§ SHORT TASK: Write out exactly, please, every line from the beginning of the entries to the line holding "handles.append(h)", and no pictures.

§ SOURCE DATA:

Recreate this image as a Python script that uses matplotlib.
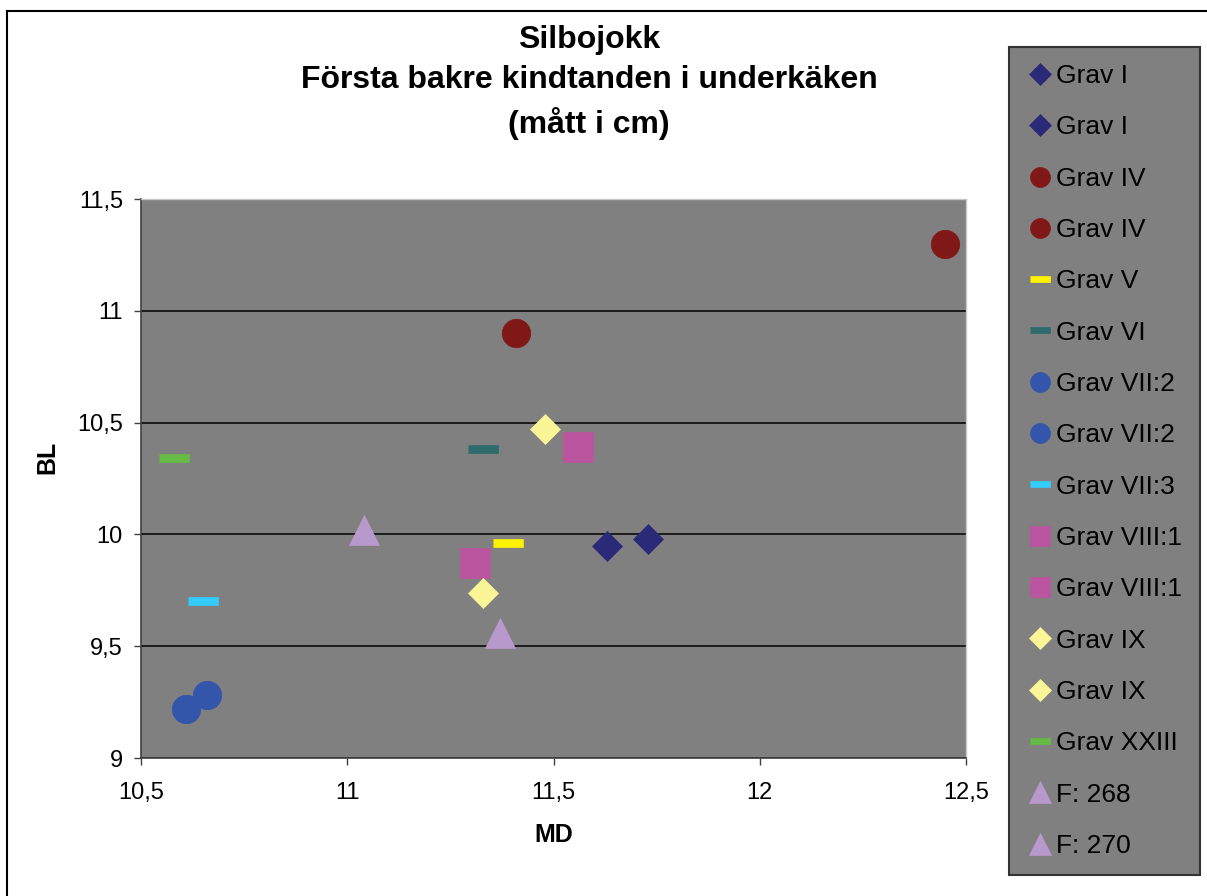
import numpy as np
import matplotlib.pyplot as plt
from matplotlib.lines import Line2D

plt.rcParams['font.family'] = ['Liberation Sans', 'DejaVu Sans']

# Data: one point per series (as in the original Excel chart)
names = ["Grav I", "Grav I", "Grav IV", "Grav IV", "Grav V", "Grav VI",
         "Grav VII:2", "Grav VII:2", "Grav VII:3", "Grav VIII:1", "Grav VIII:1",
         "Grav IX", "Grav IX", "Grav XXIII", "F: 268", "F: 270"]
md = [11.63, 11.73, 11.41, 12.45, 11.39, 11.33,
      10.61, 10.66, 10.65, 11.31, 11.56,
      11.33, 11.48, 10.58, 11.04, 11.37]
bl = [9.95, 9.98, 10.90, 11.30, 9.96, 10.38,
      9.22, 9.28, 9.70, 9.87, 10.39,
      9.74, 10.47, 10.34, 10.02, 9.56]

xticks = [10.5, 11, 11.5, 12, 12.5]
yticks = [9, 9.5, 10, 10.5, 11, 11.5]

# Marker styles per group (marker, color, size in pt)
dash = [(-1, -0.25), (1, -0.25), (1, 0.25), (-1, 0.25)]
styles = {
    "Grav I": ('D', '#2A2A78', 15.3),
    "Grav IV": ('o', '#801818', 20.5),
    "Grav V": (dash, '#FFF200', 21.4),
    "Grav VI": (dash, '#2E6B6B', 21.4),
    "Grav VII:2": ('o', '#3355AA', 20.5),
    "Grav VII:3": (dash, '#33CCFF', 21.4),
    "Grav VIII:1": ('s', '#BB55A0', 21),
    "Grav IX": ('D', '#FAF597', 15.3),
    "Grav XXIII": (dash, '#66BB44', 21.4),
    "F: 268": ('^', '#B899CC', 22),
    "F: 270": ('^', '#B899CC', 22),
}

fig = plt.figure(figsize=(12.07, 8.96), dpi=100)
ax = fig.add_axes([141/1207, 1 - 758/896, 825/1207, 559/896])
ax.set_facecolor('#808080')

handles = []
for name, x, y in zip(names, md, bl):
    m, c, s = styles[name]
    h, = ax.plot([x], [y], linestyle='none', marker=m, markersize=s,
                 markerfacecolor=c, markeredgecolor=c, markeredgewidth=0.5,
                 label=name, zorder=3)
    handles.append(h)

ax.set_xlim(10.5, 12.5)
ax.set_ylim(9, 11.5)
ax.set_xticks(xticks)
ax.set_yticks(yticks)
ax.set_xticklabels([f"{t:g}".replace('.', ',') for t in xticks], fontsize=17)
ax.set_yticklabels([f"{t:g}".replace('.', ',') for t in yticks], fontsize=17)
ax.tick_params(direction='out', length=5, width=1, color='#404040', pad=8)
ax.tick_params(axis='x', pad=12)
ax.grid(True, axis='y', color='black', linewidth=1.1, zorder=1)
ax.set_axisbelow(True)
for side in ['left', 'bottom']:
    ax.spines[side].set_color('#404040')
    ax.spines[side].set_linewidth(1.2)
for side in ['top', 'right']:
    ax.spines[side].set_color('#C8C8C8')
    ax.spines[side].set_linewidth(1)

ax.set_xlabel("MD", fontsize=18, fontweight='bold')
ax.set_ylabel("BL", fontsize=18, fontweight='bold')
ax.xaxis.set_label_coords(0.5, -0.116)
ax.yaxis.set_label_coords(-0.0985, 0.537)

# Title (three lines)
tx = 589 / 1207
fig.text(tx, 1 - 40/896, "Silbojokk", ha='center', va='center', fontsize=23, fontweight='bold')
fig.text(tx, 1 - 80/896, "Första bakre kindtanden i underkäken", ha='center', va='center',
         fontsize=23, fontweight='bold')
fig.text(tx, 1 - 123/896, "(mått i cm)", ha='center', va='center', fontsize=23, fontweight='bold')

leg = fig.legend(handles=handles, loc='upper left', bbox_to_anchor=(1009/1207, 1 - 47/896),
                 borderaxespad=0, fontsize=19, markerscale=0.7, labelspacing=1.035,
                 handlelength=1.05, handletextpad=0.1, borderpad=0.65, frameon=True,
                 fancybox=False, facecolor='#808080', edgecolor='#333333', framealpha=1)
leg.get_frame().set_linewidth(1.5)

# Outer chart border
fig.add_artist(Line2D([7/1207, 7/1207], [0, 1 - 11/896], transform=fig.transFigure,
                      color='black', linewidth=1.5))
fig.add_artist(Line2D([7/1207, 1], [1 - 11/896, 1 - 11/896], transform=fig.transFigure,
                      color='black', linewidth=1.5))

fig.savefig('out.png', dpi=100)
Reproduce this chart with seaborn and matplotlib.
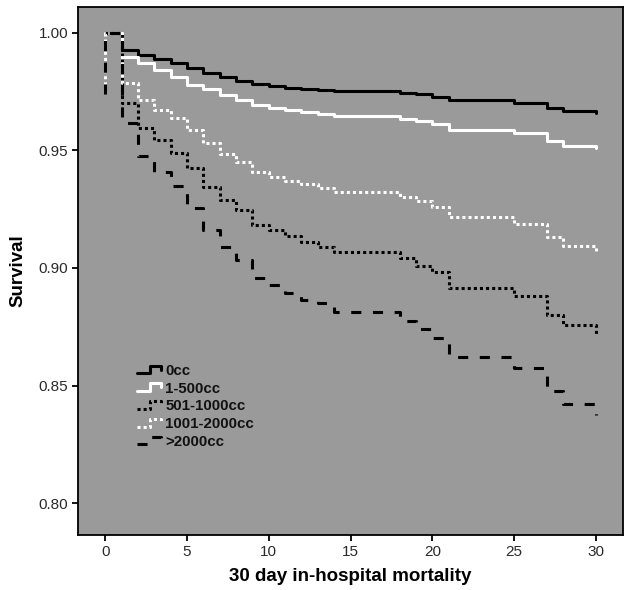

§ FINISHED ANSWER:
Recreate this image as a Python script that uses matplotlib.
import numpy as np
import matplotlib.pyplot as plt
from matplotlib.lines import Line2D

plt.rcParams['font.family'] = ['Liberation Sans', 'DejaVu Sans']

# Data: one point per series (as in the original Excel chart)
names = ["Grav I", "Grav I", "Grav IV", "Grav IV", "Grav V", "Grav VI",
         "Grav VII:2", "Grav VII:2", "Grav VII:3", "Grav VIII:1", "Grav VIII:1",
         "Grav IX", "Grav IX", "Grav XXIII", "F: 268", "F: 270"]
md = [11.63, 11.73, 11.41, 12.45, 11.39, 11.33,
      10.61, 10.66, 10.65, 11.31, 11.56,
      11.33, 11.48, 10.58, 11.04, 11.37]
bl = [9.95, 9.98, 10.90, 11.30, 9.96, 10.38,
      9.22, 9.28, 9.70, 9.87, 10.39,
      9.74, 10.47, 10.34, 10.02, 9.56]

xticks = [10.5, 11, 11.5, 12, 12.5]
yticks = [9, 9.5, 10, 10.5, 11, 11.5]

# Marker styles per group (marker, color, size in pt)
dash = [(-1, -0.25), (1, -0.25), (1, 0.25), (-1, 0.25)]
styles = {
    "Grav I": ('D', '#2A2A78', 15.3),
    "Grav IV": ('o', '#801818', 20.5),
    "Grav V": (dash, '#FFF200', 21.4),
    "Grav VI": (dash, '#2E6B6B', 21.4),
    "Grav VII:2": ('o', '#3355AA', 20.5),
    "Grav VII:3": (dash, '#33CCFF', 21.4),
    "Grav VIII:1": ('s', '#BB55A0', 21),
    "Grav IX": ('D', '#FAF597', 15.3),
    "Grav XXIII": (dash, '#66BB44', 21.4),
    "F: 268": ('^', '#B899CC', 22),
    "F: 270": ('^', '#B899CC', 22),
}

fig = plt.figure(figsize=(12.07, 8.96), dpi=100)
ax = fig.add_axes([141/1207, 1 - 758/896, 825/1207, 559/896])
ax.set_facecolor('#808080')

handles = []
for name, x, y in zip(names, md, bl):
    m, c, s = styles[name]
    h, = ax.plot([x], [y], linestyle='none', marker=m, markersize=s,
                 markerfacecolor=c, markeredgecolor=c, markeredgewidth=0.5,
                 label=name, zorder=3)
    handles.append(h)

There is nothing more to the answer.